Reproduction and Impact

The reproduction is straightforward:

This is a real operational hazard: DBAs routinely use pg_terminate_backend() to kill long-running sessions, and REPACK on large tables is exactly the kind of operation that tends to get killed.

Proposed Solution and Its Flaw

The v1 Patch Approach

Baji Shaik's patch registers an on_proc_exit() callback when the decoding worker is started. This callback calls TerminateBackgroundWorker() to signal the worker to shut down. The design deliberately avoids calling WaitLatch() or any blocking wait inside the callback, because the proc_exit callback runs late in process shutdown where many subsystems (including the latch infrastructure) may no longer be safe to use. Instead, it relies on the worker eventually exiting and the RS_TEMPORARY slot being auto-dropped.

This is architecturally sound in principle: on_proc_exit() callbacks are invoked during FATAL exits (since FATAL calls proc_exit()), unlike PG_FINALLY blocks. This is the standard PostgreSQL pattern for ensuring cleanup happens regardless of exit path.

The Segfault Problem

Sami Imseih's testing reveals the patch causes a segmentation fault (signal 11) during the termination sequence, which cascades into a full postmaster restart (all connections killed, crash recovery triggered). This is far worse than the original bug.
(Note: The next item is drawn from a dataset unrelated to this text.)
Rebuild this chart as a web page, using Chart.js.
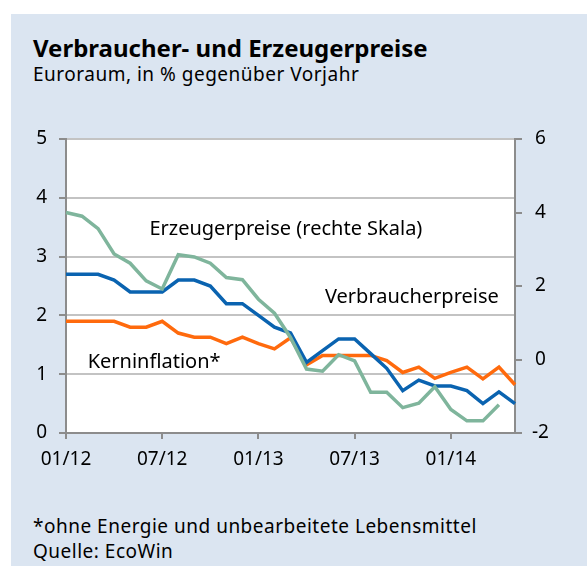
<!DOCTYPE html>
<html>
<head>
<meta charset="utf-8">
<script src="https://cdn.jsdelivr.net/npm/chart.js@4.4.1/dist/chart.umd.min.js"></script>
<style>
  body { margin: 0; width: 587px; height: 566px; background: #fff; overflow: hidden; font-family: "Noto Sans", sans-serif; }
  #panel { position: absolute; left: 11px; top: 14px; width: 576px; height: 552px; background: #dbe5f1; }
  .txt { position: absolute; left: 33px; color: #000; white-space: nowrap; line-height: normal; }
  #title { top: 31px; font-size: 24px; font-weight: bold; }
  #subtitle { top: 61px; font-size: 19px; letter-spacing: 0.5px; }
  #note { top: 513px; font-size: 19px; letter-spacing: 0.5px; }
  #source { top: 538px; font-size: 19px; letter-spacing: 0.5px; }
  #wrap { position: absolute; left: 0; top: 0; width: 587px; height: 566px; }
</style>
</head>
<body>
<div id="panel"></div>
<div class="txt" id="title">Verbraucher- und Erzeugerpreise</div>
<div class="txt" id="subtitle">Euroraum, in % gegenüber Vorjahr</div>
<div class="txt" id="note">*ohne Energie und unbearbeitete Lebensmittel</div>
<div class="txt" id="source">Quelle: EcoWin</div>
<div id="wrap"><canvas id="chart" width="587" height="566"></canvas></div>
<script>
// Monate 01/12 bis 05/14
const months = ['01/12', '02/12', '03/12', '04/12', '05/12', '06/12', '07/12', '08/12', '09/12', '10/12', '11/12', '12/12',
                '01/13', '02/13', '03/13', '04/13', '05/13', '06/13', '07/13', '08/13', '09/13', '10/13', '11/13', '12/13',
                '01/14', '02/14', '03/14', '04/14', '05/14'];
const shownTicks = ['01/12', '07/12', '01/13', '07/13', '01/14'];

// Verbraucherpreise (linke Skala)
const consumerPrices = [2.7, 2.7, 2.7, 2.6, 2.4, 2.4, 2.4, 2.6, 2.6, 2.5, 2.2, 2.2,
                        2.0, 1.8, 1.7, 1.2, 1.4, 1.6, 1.6, 1.35, 1.1, 0.72, 0.9, 0.8,
                        0.8, 0.72, 0.5, 0.7, 0.5];
// Kerninflation (linke Skala)
const coreInflation = [1.9, 1.9, 1.9, 1.9, 1.8, 1.8, 1.9, 1.7, 1.63, 1.63, 1.52, 1.63,
                       1.52, 1.43, 1.62, 1.16, 1.32, 1.32, 1.32, 1.32, 1.23, 1.03, 1.12, 0.93,
                       1.03, 1.12, 0.92, 1.12, 0.82];
// Erzeugerpreise (rechte Skala), Wert für 05/14 fehlt
const producerPrices = [4.0, 3.9, 3.56, 2.87, 2.62, 2.14, 1.92, 2.85, 2.79, 2.62, 2.23, 2.17,
                        1.64, 1.26, 0.6, -0.26, -0.32, 0.13, -0.04, -0.89, -0.89, -1.31, -1.19, -0.74,
                        -1.36, -1.67, -1.67, -1.23, null];

const axisGrey = '#8c8c8c';
const gridGrey = '#c3c3c3';
const tickFont = { family: 'Noto Sans', size: 19 };

// Beschriftungen im Diagramm (Position in Datenwerten: Monatsindex, linke Skala)
const inlineLabels = [
    { text: 'Erzeugerpreise (rechte Skala)', idx: 5.2, val: 3.47 },
    { text: 'Verbraucherpreise', idx: 16.15, val: 2.30 },
    { text: 'Kerninflation*', idx: 1.35, val: 1.21 }
];

const plotBackground = {
    id: 'plotBackground',
    beforeDraw(chart) {
        const { ctx, chartArea } = chart;
        ctx.save();
        ctx.fillStyle = '#ffffff';
        ctx.fillRect(chartArea.left, chartArea.top, chartArea.width, chartArea.height);
        ctx.restore();
    }
};

const labelPlugin = {
    id: 'labelPlugin',
    afterDatasetsDraw(chart) {
        const { ctx, scales } = chart;
        ctx.save();
        ctx.font = '20px "Noto Sans"';
        ctx.fillStyle = '#000';
        ctx.textBaseline = 'middle';
        ctx.textAlign = 'left';
        inlineLabels.forEach(l => {
            ctx.fillText(l.text, scales.x.getPixelForValue(l.idx), scales.y.getPixelForValue(l.val));
        });
        ctx.restore();
    }
};

new Chart(document.getElementById('chart').getContext('2d'), {
    type: 'line',
    data: {
        labels: months,
        datasets: [
            { label: 'Erzeugerpreise', data: producerPrices, yAxisID: 'y2', borderColor: '#7fb59c', borderWidth: 3.5 },
            { label: 'Verbraucherpreise', data: consumerPrices, yAxisID: 'y', borderColor: '#0a63b0', borderWidth: 3.5 },
            { label: 'Kerninflation*', data: coreInflation, yAxisID: 'y', borderColor: '#ff6a0d', borderWidth: 3.5 }
        ]
    },
    options: {
        responsive: false,
        animation: false,
        layout: { padding: { top: 139, left: 0, right: 0, bottom: 0 } },
        elements: { point: { radius: 0 }, line: { tension: 0, borderJoinStyle: 'miter' } },
        plugins: { legend: { display: false }, tooltip: { enabled: false } },
        scales: {
            x: {
                type: 'category',
                offset: false,
                afterFit(scale) { scale.height = 133; },
                grid: { drawOnChartArea: false, color: axisGrey, tickLength: 6, lineWidth: 2 },
                border: { color: axisGrey, width: 2 },
                ticks: {
                    autoSkip: false, maxRotation: 0, color: '#000', font: tickFont, padding: 9,
                    callback(value) {
                        const lbl = months[value];
                        return shownTicks.includes(lbl) ? lbl : null;
                    }
                }
            },
            y: {
                position: 'left',
                min: 0, max: 5,
                afterFit(scale) { scale.width = 66; },
                grid: { color: gridGrey, lineWidth: 2, tickColor: axisGrey, tickLength: 7 },
                border: { color: axisGrey, width: 2 },
                ticks: { stepSize: 1, color: '#000', font: tickFont, padding: 12 }
            },
            y2: {
                position: 'right',
                min: -2, max: 6,
                afterFit(scale) { scale.width = 72; },
                grid: { drawOnChartArea: false, color: axisGrey, lineWidth: 2, tickLength: 7 },
                border: { color: axisGrey, width: 2 },
                ticks: { stepSize: 2, color: '#000', font: tickFont, padding: 10, crossAlign: 'center' }
            }
        }
    },
    plugins: [plotBackground, labelPlugin]
});
</script>
</body>
</html>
The segfault strongly suggests a use-after-free or null pointer dereference in the on_proc_exit callback. The most likely causes are:

  1. BackgroundWorkerHandle lifetime: The BackgroundWorkerHandle obtained from RegisterDynamicBackgroundWorker() may be allocated in a memory context that has already been destroyed by the time the on_proc_exit callback runs. During proc_exit(), memory contexts are torn down in a specific order, and if the handle was in a transaction-scoped or subtransaction-scoped context, it would be freed before late-stage on_proc_exit callbacks execute.

  2. Shared memory access after detach: TerminateBackgroundWorker() accesses shared memory structures (BackgroundWorkerSlot in the BackgroundWorkerArray). If shared memory has already been partially detached by the time the callback runs, this would segfault.

  3. Callback ordering: on_proc_exit callbacks run in LIFO order. If other cleanup callbacks have already invalidated state that the new callback depends on, the result is undefined behavior.

Sami's comment that "on_proc_exit() is not the right place" suggests the callback should likely be registered via before_shmem_exit() instead, which runs earlier in the shutdown sequence while shared memory is still fully accessible. Alternatively, the BackgroundWorkerHandle needs to be copied into TopMemoryContext to ensure it survives context teardown.

Unresolved Design Questions

  1. before_shmem_exit() vs on_proc_exit(): The fix likely needs before_shmem_exit() since TerminateBackgroundWorker() accesses shared memory. But before_shmem_exit callbacks must be careful not to do things that assume full transaction state.

  2. Race conditions: Even with a correct callback, there's a window between the worker being signaled and actually exiting. If the postmaster also restarts (e.g., due to the segfault in v1), the worker might be killed by SIGQUIT anyway, but under normal operation, the fire-and-forget approach means the slot remains briefly active after the launching backend exits.

  3. Should REPACK use bgw_notify_pid or WL_POSTMASTER_DEATH?: A more robust design might have the decoding worker itself monitor its launching backend's liveness (e.g., via the process latch or a shared memory flag) and self-terminate when the launcher disappears. This would be defense-in-depth rather than relying solely on the launcher's exit callback.

  4. Broader pattern concern: This bug pattern (FATAL bypassing PG_FINALLY cleanup of background workers) likely affects other features that launch background workers from user backends. The fix should ideally establish a reusable pattern.

Current State

The thread is in early review. The v1 patch correctly identifies the root cause and the right general approach (proc_exit callback), but the implementation has a critical bug causing server crashes. A v2 patch is needed that either uses before_shmem_exit() or ensures the BackgroundWorkerHandle is in a long-lived memory context. The discussion is still active with only the initial report and one review.